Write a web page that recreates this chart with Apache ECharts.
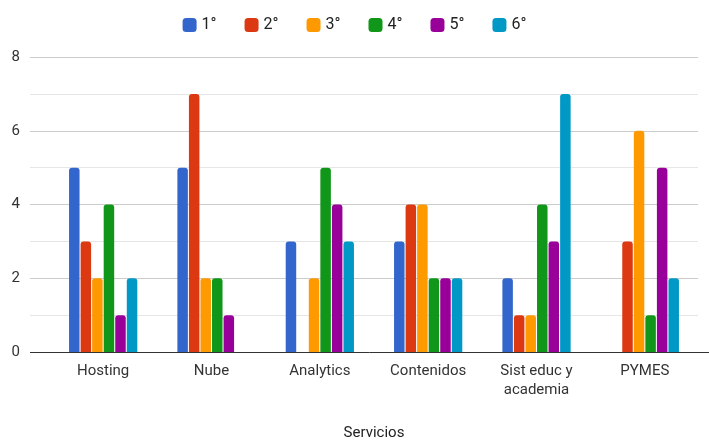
<!DOCTYPE html>
<html>
<head>
<meta charset="utf-8">
<script src="https://cdn.jsdelivr.net/npm/echarts@6/dist/echarts.min.js"></script>
<style>
  html, body { margin: 0; padding: 0; background: #fff; }
  #chart { width: 709px; height: 440px; }
</style>
</head>
<body>
<div id="chart"></div>
<script>
// Categories (x axis)
const categories = ['Hosting', 'Nube', 'Analytics', 'Contenidos', 'Sist educ y\nacademia', 'PYMES'];

// Series names and values, one array per ranking position
const seriesNames = ['1°', '2°', '3°', '4°', '5°', '6°'];
const rank1 = [5, 5, 3, 3, 2, 0];
const rank2 = [3, 7, 0, 4, 1, 3];
const rank3 = [2, 2, 2, 4, 1, 6];
const rank4 = [4, 2, 5, 2, 4, 1];
const rank5 = [1, 1, 4, 2, 3, 5];
const rank6 = [2, 0, 3, 2, 7, 2];
const seriesValues = [rank1, rank2, rank3, rank4, rank5, rank6];

// Value axis
const yMin = 0, yMax = 8, yStep = 2;

const colors = ['#3366cc', '#dc3912', '#ff9900', '#109618', '#990099', '#0099c6'];
const FONT = 'Roboto, "Liberation Sans", Arial, sans-serif';

const chart = echarts.init(document.getElementById('chart'), null, { renderer: 'canvas' });

chart.setOption({
  animation: false,
  color: colors,
  legend: {
    top: 12,
    left: 'center',
    itemWidth: 14,
    itemHeight: 14,
    itemGap: 28,
    icon: 'roundRect',
    textStyle: { fontFamily: FONT, fontSize: 16, color: '#222' },
    data: seriesNames
  },
  grid: [
    // full-width grid carrying the value gridlines and labels
    { left: 30, right: 11, top: 57, bottom: 88, containLabel: false, outerBoundsMode: 'none' },
    // plot grid carrying the categories and bars
    { left: 49, right: 10, top: 57, bottom: 88, containLabel: false, outerBoundsMode: 'none' }
  ],
  xAxis: [
    {
      gridIndex: 0, type: 'value', show: false, min: 0, max: 1
    },
    {
      gridIndex: 1,
      type: 'category',
      data: categories,
      name: 'Servicios',
      nameLocation: 'middle',
      nameGap: 74,
      nameTextStyle: { fontFamily: FONT, fontSize: 15, color: '#222' },
      axisLine: { show: false },
      axisTick: { show: false },
      axisLabel: { fontFamily: FONT, fontSize: 15, color: '#333', margin: 10, lineHeight: 19, interval: 0 }
    }
  ],
  yAxis: [
    {
      gridIndex: 0,
      type: 'value',
      min: yMin, max: yMax, interval: yStep,
      axisLine: { show: false },
      axisTick: { show: false },
      axisLabel: { fontFamily: FONT, fontSize: 15, color: '#333', margin: 10 },
      splitLine: { lineStyle: { color: '#cccccc', width: 1 } },
      minorTick: { show: false, splitNumber: 2 },
      minorSplitLine: { show: true, lineStyle: { color: '#e6e6e6', width: 1 } }
    },
    {
      gridIndex: 1,
      type: 'value',
      min: yMin, max: yMax, interval: yStep,
      show: false
    }
  ],
  series: seriesNames.map((name, i) => ({
    name: name,
    type: 'bar',
    xAxisIndex: 1,
    yAxisIndex: 1,
    data: seriesValues[i],
    barCategoryGap: '37%',
    barGap: '10%',
    itemStyle: { borderRadius: [3, 3, 0, 0] }
  })).concat([{
    // baseline at zero across the full width
    type: 'line',
    xAxisIndex: 0,
    yAxisIndex: 0,
    data: [],
    silent: true,
    markLine: {
      silent: true,
      symbol: 'none',
      label: { show: false },
      lineStyle: { color: '#333', width: 1, type: 'solid' },
      data: [[{ coord: [0, 0] }, { x: 709, yAxis: 0 }]]
    }
  }])
});
</script>
</body>
</html>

--------------------------------

Copy the whole listing above word for word but do not carry over the pictures.

▶ SOLUTION BELOW:
Write a web page that recreates this chart with Apache ECharts.
<!DOCTYPE html>
<html>
<head>
<meta charset="utf-8">
<script src="https://cdn.jsdelivr.net/npm/echarts@6/dist/echarts.min.js"></script>
<style>
  html, body { margin: 0; padding: 0; background: #fff; }
  #chart { width: 709px; height: 440px; }
</style>
</head>
<body>
<div id="chart"></div>
<script>
// Categories (x axis)
const categories = ['Hosting', 'Nube', 'Analytics', 'Contenidos', 'Sist educ y\nacademia', 'PYMES'];

// Series names and values, one array per ranking position
const seriesNames = ['1°', '2°', '3°', '4°', '5°', '6°'];
const rank1 = [5, 5, 3, 3, 2, 0];
const rank2 = [3, 7, 0, 4, 1, 3];
const rank3 = [2, 2, 2, 4, 1, 6];
const rank4 = [4, 2, 5, 2, 4, 1];
const rank5 = [1, 1, 4, 2, 3, 5];
const rank6 = [2, 0, 3, 2, 7, 2];
const seriesValues = [rank1, rank2, rank3, rank4, rank5, rank6];

// Value axis
const yMin = 0, yMax = 8, yStep = 2;

const colors = ['#3366cc', '#dc3912', '#ff9900', '#109618', '#990099', '#0099c6'];
const FONT = 'Roboto, "Liberation Sans", Arial, sans-serif';

const chart = echarts.init(document.getElementById('chart'), null, { renderer: 'canvas' });

chart.setOption({
  animation: false,
  color: colors,
  legend: {
    top: 12,
    left: 'center',
    itemWidth: 14,
    itemHeight: 14,
    itemGap: 28,
    icon: 'roundRect',
    textStyle: { fontFamily: FONT, fontSize: 16, color: '#222' },
    data: seriesNames
  },
  grid: [
    // full-width grid carrying the value gridlines and labels
    { left: 30, right: 11, top: 57, bottom: 88, containLabel: false, outerBoundsMode: 'none' },
    // plot grid carrying the categories and bars
    { left: 49, right: 10, top: 57, bottom: 88, containLabel: false, outerBoundsMode: 'none' }
  ],
  xAxis: [
    {
      gridIndex: 0, type: 'value', show: false, min: 0, max: 1
    },
    {
      gridIndex: 1,
      type: 'category',
      data: categories,
      name: 'Servicios',
      nameLocation: 'middle',
      nameGap: 74,
      nameTextStyle: { fontFamily: FONT, fontSize: 15, color: '#222' },
      axisLine: { show: false },
      axisTick: { show: false },
      axisLabel: { fontFamily: FONT, fontSize: 15, color: '#333', margin: 10, lineHeight: 19, interval: 0 }
    }
  ],
  yAxis: [
    {
      gridIndex: 0,
      type: 'value',
      min: yMin, max: yMax, interval: yStep,
      axisLine: { show: false },
      axisTick: { show: false },
      axisLabel: { fontFamily: FONT, fontSize: 15, color: '#333', margin: 10 },
      splitLine: { lineStyle: { color: '#cccccc', width: 1 } },
      minorTick: { show: false, splitNumber: 2 },
      minorSplitLine: { show: true, lineStyle: { color: '#e6e6e6', width: 1 } }
    },
    {
      gridIndex: 1,
      type: 'value',
      min: yMin, max: yMax, interval: yStep,
      show: false
    }
  ],
  series: seriesNames.map((name, i) => ({
    name: name,
    type: 'bar',
    xAxisIndex: 1,
    yAxisIndex: 1,
    data: seriesValues[i],
    barCategoryGap: '37%',
    barGap: '10%',
    itemStyle: { borderRadius: [3, 3, 0, 0] }
  })).concat([{
    // baseline at zero across the full width
    type: 'line',
    xAxisIndex: 0,
    yAxisIndex: 0,
    data: [],
    silent: true,
    markLine: {
      silent: true,
      symbol: 'none',
      label: { show: false },
      lineStyle: { color: '#333', width: 1, type: 'solid' },
      data: [[{ coord: [0, 0] }, { x: 709, yAxis: 0 }]]
    }
  }])
});
</script>
</body>
</html>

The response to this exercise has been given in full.